Por otra parte, si escuchamos sus palabras en la tierra, le veremos, ciertamente, en el cielo; y aunque no conseguiremos estar cerca de él, con todo le contemplaremos radiante de gloria, al pie del trono real, allí donde los Querubines ensalzan a Dios y los Serafines levantan el vuelo.

Allí veremos a Pablo, situado al lado de Pedro, a la cabeza de los Santos, dirigiendo sus coros; allí disfrutaremos de su caridad fraterna.

Si durante su vida mortal amó tanto a los hombres, que, a pesar de su deseo de verse libre de los lazos de la carne para vivir en Cristo, escogió, con todo, el permanecer aquí bajo, ¡cuánto más ardiente será la caridad con que nos ama en el cielo! Por causa suya amo yo tanto a Roma.

Dejando aparte los demás motivos que me inducen a alabarla, como son su grandeza, su antigüedad, su belleza, su poderío, sus riquezas y su gloria militar, la proclamo dichosa porque Pablo, durante su vida, mostró tanto afecto a sus habitantes, les instruyó de palabra, y terminó su vida en medio de ellos.

Ellos son quienes poseen sus santos despojos; he ahí lo que principalmente da tanta fama a su ciudad.

Como un cuerpo grande y robusto, posee Roma dos ojos llenos de resplandor, a saber, las reliquias de esos dos Santos.

No brilla el cielo con tanto esplendor cuando el sol envía sus rayos desde la altura, como resplandece la ciudad de Roma con esos dos faros que iluminan al orbe entero.

Desde allí serán arrebatados de este mundo Pedro y Pablo.

Figurémonos llenos de asombro, el espectáculo que presenciará Roma cuando vea de repente a Pablo salir resucitado, junto con Pedro, del fondo de este sepulcro, para ser conducidos por los aires al encuentro del Señor.

¡Oh, que rosa tan hermosa presentará Roma a Cristo! ¡De qué doble corona está adornada esta ciudad! ¡De qué cadenas de oro está ceñida! ¡Qué de fuentes posee! Ello no obstante, yo la admiro, no por el oro que atesora en abundancia, no por sus columnas, ni por la belleza de todas sus demás cosas, sino por esas dos columnas de la Iglesia.

¡Quién me diera poder ahora discurrir en torno del lugar donde reposan los restos de Pablo, besar su sepulcro, contemplar el polvo de aquellos miembros, en los cuales Pablo completaba con sus sufrimientos los tormentos de la Pasión de Jesucristo, llevaba impresas las llagas del Salvador, y difundía por doquier, como una semilla, la predicación del Evangelio!
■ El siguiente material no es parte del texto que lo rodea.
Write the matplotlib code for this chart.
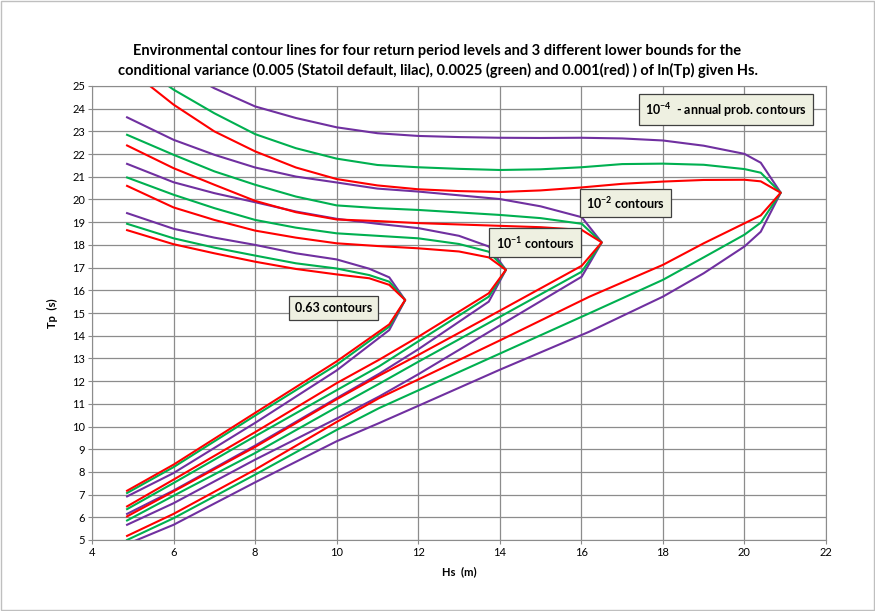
import matplotlib
matplotlib.use("Agg")
import matplotlib.pyplot as plt
from matplotlib.patches import Rectangle

plt.rcParams['font.family'] = ['Lato', 'DejaVu Sans']
plt.rcParams['mathtext.default'] = 'regular'

# 0.63 contours (Hs path: upper branch, peak, lower branch)
hs_063 = [4.86, 6, 7, 8, 9, 10, 10.8, 11.29, 11.68, 11.29, 10, 8, 6, 4.86]
tp_063_lilac = [19.40, 18.71, 18.32, 18.00, 17.63, 17.36, 16.95, 16.57, 15.57, 14.25, 12.47, 10.16, 7.95, 6.92]
tp_063_green = [18.93, 18.29, 17.88, 17.53, 17.19, 16.96, 16.67, 16.38, 15.57, 14.40, 12.72, 10.48, 8.21, 7.07]
tp_063_red = [18.65, 18.03, 17.63, 17.26, 16.94, 16.70, 16.53, 16.24, 15.57, 14.50, 12.87, 10.60, 8.32, 7.17]

# 10^-1 contours
hs_1e1 = [4.86, 6, 7, 8, 9, 10, 11, 12, 13, 13.73, 14.15, 13.73, 12, 11.04, 10, 8, 6, 4.86]
tp_1e1_lilac = [21.57, 20.76, 20.28, 19.88, 19.47, 19.15, 18.93, 18.74, 18.40, 17.93, 16.90,
                15.50, 13.40, 12.32, 11.25, 9.16, 7.18, 6.15]
tp_1e1_green = [20.97, 20.21, 19.62, 19.10, 18.76, 18.51, 18.40, 18.29, 18.04, 17.70, 16.90,
                15.72, 13.75, 12.65, 11.60, 9.57, 7.51, 6.36]
tp_1e1_red = [20.60, 19.65, 19.10, 18.63, 18.32, 18.07, 17.95, 17.85, 17.71, 17.45, 16.90,
              15.87, 13.95, 12.94, 11.91, 9.75, 7.66, 6.48]

# 10^-2 contours
hs_1e2 = [4.86, 6, 7, 8, 9, 10, 11, 12, 14, 15, 16.01, 16.50, 16.01, 14, 12, 11.04, 10, 8, 6, 4.86]
tp_1e2_lilac = [23.62, 22.63, 21.97, 21.41, 21.01, 20.75, 20.48, 20.35, 20.02, 19.70, 19.22, 18.11,
                16.60, 14.45, 12.30, 11.32, 10.35, 8.54, 6.62, 5.67]
tp_1e2_green = [22.85, 21.97, 21.24, 20.65, 20.13, 19.74, 19.62, 19.54, 19.32, 19.18, 18.93, 18.11,
                16.82, 14.83, 12.85, 11.88, 10.85, 8.83, 6.95, 5.86]
tp_1e2_red = [22.38, 21.38, 20.65, 19.94, 19.44, 19.12, 19.05, 18.96, 18.84, 18.78, 18.66, 18.11,
              17.08, 15.10, 13.15, 12.24, 11.20, 9.10, 7.14, 6.04]

# 10^-4 contours
hs_1e4 = [4.86, 6, 7, 8, 9, 10, 11, 12, 13, 14, 15, 16, 17, 18, 19, 20, 20.40, 20.89,
          20.40, 20, 19, 18, 16.2, 14, 12, 11.04, 10, 8, 6, 4.86]
tp_1e4_lilac = [27.3, 25.9, 24.9, 24.10, 23.59, 23.18, 22.92, 22.80, 22.75, 22.72, 22.71, 22.72, 22.69,
                22.60, 22.37, 22.01, 21.62, 20.30,
                18.58, 17.93, 16.75, 15.72, 14.18, 12.50, 10.91, 10.15, 9.35, 7.54, 5.67, 4.82]
tp_1e4_green = [26.3, 24.84, 23.80, 22.88, 22.26, 21.80, 21.52, 21.42, 21.35, 21.30, 21.33, 21.42, 21.56,
                21.58, 21.53, 21.34, 21.18, 20.30,
                18.98, 18.45, 17.45, 16.46, 14.99, 13.21, 11.59, 10.81, 9.85, 7.88, 5.96, 5.00]
tp_1e4_red = [25.8, 24.18, 23.00, 22.12, 21.41, 20.90, 20.62, 20.45, 20.37, 20.33, 20.40, 20.53, 20.69,
              20.79, 20.86, 20.87, 20.80, 20.30,
              19.30, 18.95, 18.07, 17.12, 15.72, 13.79, 12.07, 11.25, 10.20, 8.10, 6.15, 5.18]

labels = ["0.63 contours", "10$^{-1}$ contours", "10$^{-2}$ contours",
          "10$^{-4}$  - annual prob. contours"]
label_pos = [(9.92, 15.21), (14.87, 18.10), (17.08, 19.84), (19.55, 23.96)]

lilac, green, red = '#7030a0', '#00b050', '#ff0000'

fig = plt.figure(figsize=(8.75, 6.11), dpi=100)
ax = fig.add_axes([92 / 875, 1 - 540 / 611, 734 / 875, 454 / 611])

levels = [(hs_063, tp_063_lilac, tp_063_green, tp_063_red),
          (hs_1e1, tp_1e1_lilac, tp_1e1_green, tp_1e1_red),
          (hs_1e2, tp_1e2_lilac, tp_1e2_green, tp_1e2_red),
          (hs_1e4, tp_1e4_lilac, tp_1e4_green, tp_1e4_red)]
for hs, tl, tg, tr in levels:
    ax.plot(hs, tl, color=lilac, lw=1.5)
    ax.plot(hs, tg, color=green, lw=1.5)
    ax.plot(hs, tr, color=red, lw=1.5)

ax.set_xlim(4, 22)
ax.set_ylim(5, 25)
ax.set_xticks(range(4, 23, 2))
ax.set_yticks(range(5, 26))
ax.grid(True, color='#8c8c8c', lw=0.9)
ax.set_axisbelow(True)
for s in ax.spines.values():
    s.set_color('#8c8c8c')
ax.tick_params(labelsize=8, length=3, color='#8c8c8c', pad=2)

ax.set_xlabel('Hs  (m)', fontsize=8, fontweight='bold', labelpad=6)
ax.set_ylabel('Tp  (s)', fontsize=8, fontweight='bold', labelpad=10)

for txt, (x, y) in zip(labels, label_pos):
    ax.text(x, y, txt, fontsize=9, fontweight='bold', ha='center', va='center',
            bbox=dict(boxstyle='square,pad=0.5', fc='#eef0e1', ec='#404040', lw=0.9))

fig.text(0.5, 1 - 61 / 611,
         "Environmental contour lines for four return period levels and 3 different lower bounds for the\n"
         "conditional variance (0.005 (Statoil default, lilac), 0.0025 (green) and 0.001(red) ) of ln(Tp) given Hs.",
         ha='center', va='center', fontsize=10.5, fontweight='bold', linespacing=1.4)

fig.patches.append(Rectangle((0.001, 0.001), 0.998, 0.998, transform=fig.transFigure,
                             fill=False, ec='#bfbfbf', lw=1))

fig.savefig('out.png', dpi=100)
Sermón de San Juan Crisóstomo

¿Qué gracias os daremos, oh bienaventurados Apóstoles, por tanto como trabajasteis por nosotros? No puedo pensar en ti, oh Pedro, sin que me embargue la admiración, ni tampoco en ti, oh Pablo, sin sentirme arrebatado fuera de mí y derramar lágrimas. Porque al considerar las pruebas que sufristeis no sé qué decir ni cómo expresar lo que siento.

¡Cuántas prisiones santificasteis! ¡Cuántas cadenas honrasteis! ¡Cuántos tormentos padecisteis! ¡Cuántos ultrajes soportasteis! ¡Cuánta alegría y fecundidad comunicasteis a la Iglesia con vuestra predicación! Vuestras lenguas son instrumentos benditos; vuestros miembros se vieron cubiertos de sangre por amor a la santa Iglesia.

Fuisteis en todo imitadores de Jesucristo.

“El sonido de vuestra voz se extendió por toda la tierra, y vuestras palabras hasta los confines del orbe”.

¡Alégrate, oh Pedro!, a quien fue dado disfrutar de la cruz de Jesucristo. Quisiste, en efecto, ser crucificado para asemejarte a tu maestro, mas no con la cabeza levantada, como Él, sino vuelta hacia el suelo, para encaminarte desde la tierra al cielo.

Dichosos los clavos que atravesaron tus santos miembros. Entregaste tu alma con plena confianza en manos del Salvador, porque te habías consagrado asiduamente a su servicio y al de su Esposa la Iglesia, y porque, fiel entre todos los Apóstoles, le amaste con todo el ardor de tu alma.

¡Alégrate también, oh bienaventurado Pablo!, a quien la espada cercenó la cabeza, y cuyas virtudes son superiores a toda ponderación.

¿Cuál fue la espada que atravesó tu santa garganta, este instrumento del Señor que es objeto de la admiración del cielo y de reverencia en la tierra? ¿Cuál fue el lugar que recogió su sangre, aquella sangre que apareció blanca como la leche sobre el vestido del verdugo, y que, aplacando milagrosamente el alma de aquel bárbaro, le convirtió a la fe, junto con sus compañeros?

Sea para mi esa espada a manera de corona, y los clavos de Pedro a manera de piedras preciosas engastadas en una diadema.